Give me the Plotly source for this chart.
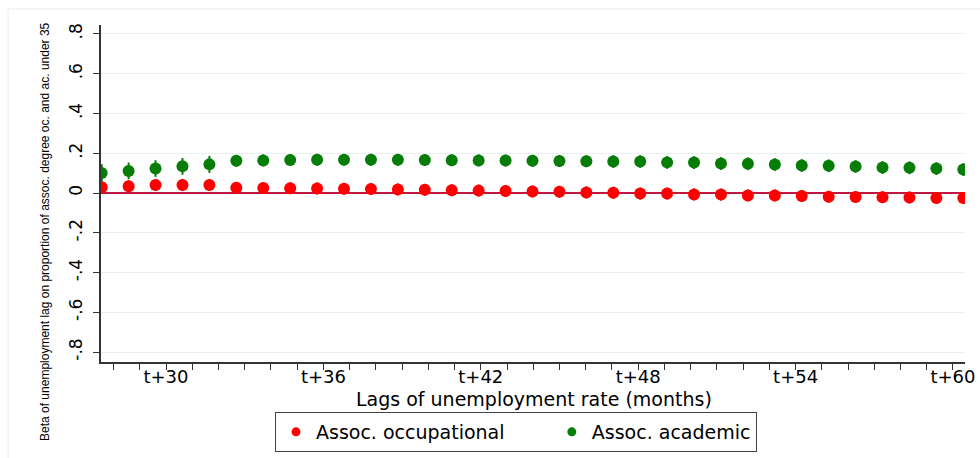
import plotly.graph_objects as go

# Data
lags = list(range(28, 61))
occ_beta = [0.029, 0.034, 0.040, 0.040, 0.040, 0.026, 0.025, 0.024, 0.023, 0.021,
            0.020, 0.018, 0.016, 0.014, 0.012, 0.010, 0.008, 0.006, 0.003, 0.001,
            -0.003, -0.003, -0.007, -0.008, -0.012, -0.012, -0.015, -0.019, -0.020,
            -0.021, -0.023, -0.025, -0.025]
occ_ci = [0.030] * 33
acad_beta = [0.101, 0.111, 0.123, 0.134, 0.144, 0.162, 0.164, 0.166, 0.167, 0.167,
             0.167, 0.167, 0.166, 0.165, 0.164, 0.163, 0.162, 0.161, 0.160, 0.158,
             0.158, 0.154, 0.153, 0.148, 0.147, 0.143, 0.138, 0.137, 0.133, 0.128,
             0.127, 0.123, 0.118]
acad_ci = [0.044, 0.042, 0.042, 0.042, 0.043, 0.030, 0.030, 0.030, 0.030, 0.030,
           0.030, 0.030, 0.030, 0.030, 0.030, 0.030, 0.030, 0.030, 0.030, 0.032,
           0.032, 0.032, 0.032, 0.032, 0.032, 0.032, 0.032, 0.032, 0.032, 0.032,
           0.032, 0.032, 0.032]

tick_months = list(range(28, 61))
tick_text = [f"t+{m}" if m % 6 == 0 else "" for m in tick_months]
ytick_vals = [0.8, 0.6, 0.4, 0.2, 0, -0.2, -0.4, -0.6, -0.8]
ytick_text = [".8", ".6", ".4", ".2", "0", "-.2", "-.4", "-.6", "-.8"]

RED = "#ff0000"
GREEN = "#067d06"
FONT = "DejaVu Sans, Liberation Sans, sans-serif"
NARROW = "Liberation Sans, Arial, sans-serif"

# the labelled month axis is slightly offset/scaled relative to the lag points
tick_pos = [30.388 + (m - 30) * 0.9743 for m in tick_months]

W, H = 980, 458
L, R, T, B = 101, 965, 25, 362
def px(x):
    return (x - L) / (R - L)
def py(y):
    return (B - y) / (B - T)

fig = go.Figure()
fig.add_trace(go.Scatter(
    x=lags, y=occ_beta, mode="markers", name="Assoc. occupational", showlegend=False,
    marker=dict(color=RED, size=12, line=dict(width=0)),
    error_y=dict(type="data", array=occ_ci, color=RED, thickness=2, width=0),
))
fig.add_trace(go.Scatter(
    x=lags, y=acad_beta, mode="markers", name="Assoc. academic", showlegend=False,
    marker=dict(color=GREEN, size=12, line=dict(width=0)),
    error_y=dict(type="data", array=acad_ci, color=GREEN, thickness=2, width=0),
))
# legend entries (smaller symbols, as in the reference key)
fig.add_trace(go.Scatter(x=[None], y=[None], mode="markers",
                         name="Assoc. occupational" + "\u00a0" * 7,
                         marker=dict(color=RED, size=9)))
fig.add_trace(go.Scatter(x=[None], y=[None], mode="markers", name="Assoc. academic",
                         marker=dict(color=GREEN, size=9)))

fig.update_layout(
    width=W, height=H,
    margin=dict(l=L, r=W - R, t=T, b=H - B, autoexpand=False),
    paper_bgcolor="white", plot_bgcolor="white",
    font=dict(family=FONT, color="black", size=18),
    showlegend=True,
    legend=dict(
        orientation="h", x=px(516), xanchor="center", y=py(412), yanchor="top",
        bordercolor="#444", borderwidth=1, font=dict(size=19),
        itemsizing="trace",
    ),
    xaxis=dict(
        range=[27.974, 60.063], showgrid=False, zeroline=False, automargin=False,
        showline=True, linecolor="#333", linewidth=1.5,
        tickmode="array", tickvals=tick_pos, ticktext=tick_text,
        ticks="outside", ticklen=6, tickcolor="#333", tickwidth=1.2,
        tickfont=dict(size=18), ticklabelstandoff=-8,
    ),
    yaxis=dict(
        range=[-0.85, 0.845], showgrid=True, gridcolor="#e9f0f2", gridwidth=1,
        zeroline=True, zerolinecolor="#c01840", zerolinewidth=1.5, automargin=False,
        showline=True, linecolor="#333", linewidth=1.5,
        tickmode="array", tickvals=ytick_vals, ticktext=ytick_text,
        ticks="outside", ticklen=6, tickcolor="#333", tickwidth=1.2,
        tickangle=-90, tickfont=dict(size=17), ticklabelstandoff=4,
    ),
    shapes=[dict(type="rect", xref="paper", yref="paper",
                 x0=px(8), x1=px(990), y0=py(470), y1=py(9),
                 line=dict(color="#ececec", width=1), fillcolor="rgba(0,0,0,0)", layer="below")],
    annotations=[
        dict(text="Lags of unemployment rate (months)",
             xref="paper", yref="paper", x=px(534), y=py(399),
             showarrow=False, font=dict(size=19, family=FONT),
             xanchor="center", yanchor="middle"),
        dict(text="Beta of unemployment lag on proportion of assoc. degree oc. and ac. under 35",
             xref="paper", yref="paper", x=px(45), y=py(232), textangle=-90,
             showarrow=False, font=dict(size=12, family=NARROW),
             xanchor="center", yanchor="middle"),
    ],
)

fig.write_html("out.html")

*TASK INSTRUCTIONS*. Each line of the material must be retyped exactly, except that images are omitted.

*EXERCISE RESPONSE*.
Give me the Plotly source for this chart.
import plotly.graph_objects as go

# Data
lags = list(range(28, 61))
occ_beta = [0.029, 0.034, 0.040, 0.040, 0.040, 0.026, 0.025, 0.024, 0.023, 0.021,
            0.020, 0.018, 0.016, 0.014, 0.012, 0.010, 0.008, 0.006, 0.003, 0.001,
            -0.003, -0.003, -0.007, -0.008, -0.012, -0.012, -0.015, -0.019, -0.020,
            -0.021, -0.023, -0.025, -0.025]
occ_ci = [0.030] * 33
acad_beta = [0.101, 0.111, 0.123, 0.134, 0.144, 0.162, 0.164, 0.166, 0.167, 0.167,
             0.167, 0.167, 0.166, 0.165, 0.164, 0.163, 0.162, 0.161, 0.160, 0.158,
             0.158, 0.154, 0.153, 0.148, 0.147, 0.143, 0.138, 0.137, 0.133, 0.128,
             0.127, 0.123, 0.118]
acad_ci = [0.044, 0.042, 0.042, 0.042, 0.043, 0.030, 0.030, 0.030, 0.030, 0.030,
           0.030, 0.030, 0.030, 0.030, 0.030, 0.030, 0.030, 0.030, 0.030, 0.032,
           0.032, 0.032, 0.032, 0.032, 0.032, 0.032, 0.032, 0.032, 0.032, 0.032,
           0.032, 0.032, 0.032]

tick_months = list(range(28, 61))
tick_text = [f"t+{m}" if m % 6 == 0 else "" for m in tick_months]
ytick_vals = [0.8, 0.6, 0.4, 0.2, 0, -0.2, -0.4, -0.6, -0.8]
ytick_text = [".8", ".6", ".4", ".2", "0", "-.2", "-.4", "-.6", "-.8"]

RED = "#ff0000"
GREEN = "#067d06"
FONT = "DejaVu Sans, Liberation Sans, sans-serif"
NARROW = "Liberation Sans, Arial, sans-serif"

# the labelled month axis is slightly offset/scaled relative to the lag points
tick_pos = [30.388 + (m - 30) * 0.9743 for m in tick_months]

W, H = 980, 458
L, R, T, B = 101, 965, 25, 362
def px(x):
    return (x - L) / (R - L)
def py(y):
    return (B - y) / (B - T)

fig = go.Figure()
fig.add_trace(go.Scatter(
    x=lags, y=occ_beta, mode="markers", name="Assoc. occupational", showlegend=False,
    marker=dict(color=RED, size=12, line=dict(width=0)),
    error_y=dict(type="data", array=occ_ci, color=RED, thickness=2, width=0),
))
fig.add_trace(go.Scatter(
    x=lags, y=acad_beta, mode="markers", name="Assoc. academic", showlegend=False,
    marker=dict(color=GREEN, size=12, line=dict(width=0)),
    error_y=dict(type="data", array=acad_ci, color=GREEN, thickness=2, width=0),
))
# legend entries (smaller symbols, as in the reference key)
fig.add_trace(go.Scatter(x=[None], y=[None], mode="markers",
                         name="Assoc. occupational" + "\u00a0" * 7,
                         marker=dict(color=RED, size=9)))
fig.add_trace(go.Scatter(x=[None], y=[None], mode="markers", name="Assoc. academic",
                         marker=dict(color=GREEN, size=9)))

fig.update_layout(
    width=W, height=H,
    margin=dict(l=L, r=W - R, t=T, b=H - B, autoexpand=False),
    paper_bgcolor="white", plot_bgcolor="white",
    font=dict(family=FONT, color="black", size=18),
    showlegend=True,
    legend=dict(
        orientation="h", x=px(516), xanchor="center", y=py(412), yanchor="top",
        bordercolor="#444", borderwidth=1, font=dict(size=19),
        itemsizing="trace",
    ),
    xaxis=dict(
        range=[27.974, 60.063], showgrid=False, zeroline=False, automargin=False,
        showline=True, linecolor="#333", linewidth=1.5,
        tickmode="array", tickvals=tick_pos, ticktext=tick_text,
        ticks="outside", ticklen=6, tickcolor="#333", tickwidth=1.2,
        tickfont=dict(size=18), ticklabelstandoff=-8,
    ),
    yaxis=dict(
        range=[-0.85, 0.845], showgrid=True, gridcolor="#e9f0f2", gridwidth=1,
        zeroline=True, zerolinecolor="#c01840", zerolinewidth=1.5, automargin=False,
        showline=True, linecolor="#333", linewidth=1.5,
        tickmode="array", tickvals=ytick_vals, ticktext=ytick_text,
        ticks="outside", ticklen=6, tickcolor="#333", tickwidth=1.2,
        tickangle=-90, tickfont=dict(size=17), ticklabelstandoff=4,
    ),
    shapes=[dict(type="rect", xref="paper", yref="paper",
                 x0=px(8), x1=px(990), y0=py(470), y1=py(9),
                 line=dict(color="#ececec", width=1), fillcolor="rgba(0,0,0,0)", layer="below")],
    annotations=[
        dict(text="Lags of unemployment rate (months)",
             xref="paper", yref="paper", x=px(534), y=py(399),
             showarrow=False, font=dict(size=19, family=FONT),
             xanchor="center", yanchor="middle"),
        dict(text="Beta of unemployment lag on proportion of assoc. degree oc. and ac. under 35",
             xref="paper", yref="paper", x=px(45), y=py(232), textangle=-90,
             showarrow=False, font=dict(size=12, family=NARROW),
             xanchor="center", yanchor="middle"),
    ],
)

fig.write_html("out.html")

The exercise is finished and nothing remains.